→ DESCRIPTION OF THE TASK
Print, word for word, the opening line of the data below and every line after it through the line that contains "const names = ['at", but not the pictures.

→ DATA PROVIDED
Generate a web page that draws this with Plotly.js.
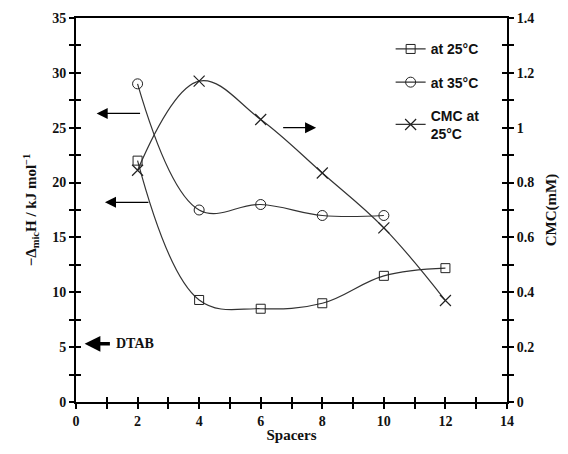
<!DOCTYPE html>
<html><head><meta charset="utf-8">
<script src="https://cdn.plot.ly/plotly-3.0.1.min.js"></script>
<style>html,body{margin:0;padding:0;background:#fff}</style>
</head><body>
<div id="chart" style="width:568px;height:454px"></div>
<script>
const spacers = [2, 4, 6, 8, 10, 12];
const spacers35 = [2, 4, 6, 8, 10];
const dH25 = [22, 9.3, 8.5, 9, 11.5, 12.2];
const dH35 = [29, 17.5, 18, 17, 17];
const cmc25 = [0.845, 1.17, 1.03, 0.835, 0.635, 0.37];
const names = ['at 25°C', 'at 35°C', 'CMC at<br>25°C'];

const lineStyle = {color: '#333', width: 1.2, shape: 'spline', smoothing: 1.1};
const traces = [
  {x: spacers, y: dH25, name: names[0], mode: 'lines+markers', line: lineStyle,
   marker: {symbol: 'square-open', size: 9, color: '#222', line: {width: 1}}, legendgroup: 'a'},
  {x: spacers35, y: dH35, name: names[1], mode: 'lines+markers', line: lineStyle,
   marker: {symbol: 'circle-open', size: 10, color: '#222', line: {width: 1}}, legendgroup: 'b'},
  {x: spacers, y: cmc25, name: names[2], mode: 'lines+markers', line: lineStyle, yaxis: 'y2',
   marker: {symbol: 'x-thin-open', size: 11, color: '#222', line: {width: 1.2, color: '#222'}}, legendgroup: 'c'},
  {x: [], y: [], xaxis: 'x2', yaxis: 'y3', showlegend: false, hoverinfo: 'skip'},
  {x: [], y: [], xaxis: 'x2', yaxis: 'y4', showlegend: false, hoverinfo: 'skip'}
];

const tickF = {family: 'Liberation Serif', size: 14, color: '#111', weight: 'bold'};
const axBase = {showgrid: false, zeroline: false, showline: true, linecolor: '#000', linewidth: 2,
  ticks: 'outside', ticklen: 5, tickwidth: 2, tickcolor: '#000', tickfont: tickF};

const layout = {
  width: 568, height: 454,
  margin: {l: 76, r: 61, t: 18, b: 52},
  paper_bgcolor: '#fff', plot_bgcolor: '#fff',
  showlegend: true,
  legend: {x: 0.73, y: 0.96, xanchor: 'left', yanchor: 'top', traceorder: 'grouped', tracegroupgap: 12,
    font: {family: 'Liberation Sans', size: 14, color: '#111', weight: 'bold'}, bgcolor: 'rgba(0,0,0,0)', itemwidth: 30},
  xaxis: Object.assign({}, axBase, {range: [0, 14], dtick: 2, tick0: 0, mirror: true,
    minor: {dtick: 1, ticks: 'outside', ticklen: 5, tickwidth: 2, tickcolor: '#000'},
    title: {text: 'Spacers', standoff: 2, font: {family: 'Liberation Serif', size: 15, color: '#111', weight: 'bold'}}}),
  yaxis: Object.assign({}, axBase, {range: [0, 35], dtick: 5, tick0: 0,
    minor: {dtick: 2.5, ticks: 'outside', ticklen: 5, tickwidth: 2, tickcolor: '#000'},
    title: {text: '−Δ<sub>mic</sub>H / kJ mol<sup>−1</sup>', standoff: 12, font: {family: 'Liberation Serif', size: 15, color: '#111', weight: 'bold'}}}),
  yaxis2: Object.assign({}, axBase, {range: [0, 1.4], dtick: 0.2, tick0: 0, overlaying: 'y', side: 'right', anchor: 'x',
    minor: {dtick: 0.1, ticks: 'outside', ticklen: 5, tickwidth: 2, tickcolor: '#000'},
    title: {text: 'CMC(mM)', standoff: 12, font: {family: 'Liberation Serif', size: 15, color: '#111', weight: 'bold'}}}),
  xaxis2: {overlaying: 'x', range: [0, 14], dtick: 1, ticks: 'inside', ticklen: 5, tickwidth: 2, tickcolor: '#000',
    showticklabels: false, showgrid: false, zeroline: false, showline: false, anchor: 'y3', side: 'bottom'},
  yaxis3: {overlaying: 'y', range: [0, 35], dtick: 2.5, ticks: 'inside', ticklen: 5, tickwidth: 2, tickcolor: '#000',
    showticklabels: false, showgrid: false, zeroline: false, showline: false, side: 'left', anchor: 'x2'},
  yaxis4: {overlaying: 'y', range: [0, 1.4], dtick: 0.1, ticks: 'inside', ticklen: 5, tickwidth: 2, tickcolor: '#000',
    showticklabels: false, showgrid: false, zeroline: false, showline: false, side: 'right', anchor: 'free', position: 1},
  annotations: [
    {x: 0.67, y: 26.3, ax: 2.13, ay: 26.3, xref: 'x', yref: 'y', axref: 'x', ayref: 'y', text: '',
     showarrow: true, arrowhead: 2, arrowsize: 1.7, arrowwidth: 1.3, arrowcolor: '#000'},
    {x: 0.94, y: 18.2, ax: 2.4, ay: 18.2, xref: 'x', yref: 'y', axref: 'x', ayref: 'y', text: '',
     showarrow: true, arrowhead: 2, arrowsize: 1.7, arrowwidth: 1.3, arrowcolor: '#000'},
    {x: 7.8, y: 25.0, ax: 6.68, ay: 25.0, xref: 'x', yref: 'y', axref: 'x', ayref: 'y', text: '',
     showarrow: true, arrowhead: 2, arrowsize: 1.7, arrowwidth: 1.3, arrowcolor: '#000'},
    {x: 0.28, y: 5.3, ax: 1.15, ay: 5.3, xref: 'x', yref: 'y', axref: 'x', ayref: 'y', text: '',
     showarrow: true, arrowhead: 2, arrowsize: 0.9, arrowwidth: 3.5, arrowcolor: '#000'},
    {x: 1.25, y: 5.3, xref: 'x', yref: 'y', text: 'DTAB', showarrow: false, xanchor: 'left',
     font: {family: 'Liberation Serif', size: 14, color: '#111', weight: 'bold'}}
  ]
};

Plotly.newPlot('chart', traces, layout, {displayModeBar: false, staticPlot: true});
</script>
</body></html>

→ RIGHT ANSWER
Generate a web page that draws this with Plotly.js.
<!DOCTYPE html>
<html><head><meta charset="utf-8">
<script src="https://cdn.plot.ly/plotly-3.0.1.min.js"></script>
<style>html,body{margin:0;padding:0;background:#fff}</style>
</head><body>
<div id="chart" style="width:568px;height:454px"></div>
<script>
const spacers = [2, 4, 6, 8, 10, 12];
const spacers35 = [2, 4, 6, 8, 10];
const dH25 = [22, 9.3, 8.5, 9, 11.5, 12.2];
const dH35 = [29, 17.5, 18, 17, 17];
const cmc25 = [0.845, 1.17, 1.03, 0.835, 0.635, 0.37];
const names = ['at 25°C', 'at 35°C', 'CMC at<br>25°C'];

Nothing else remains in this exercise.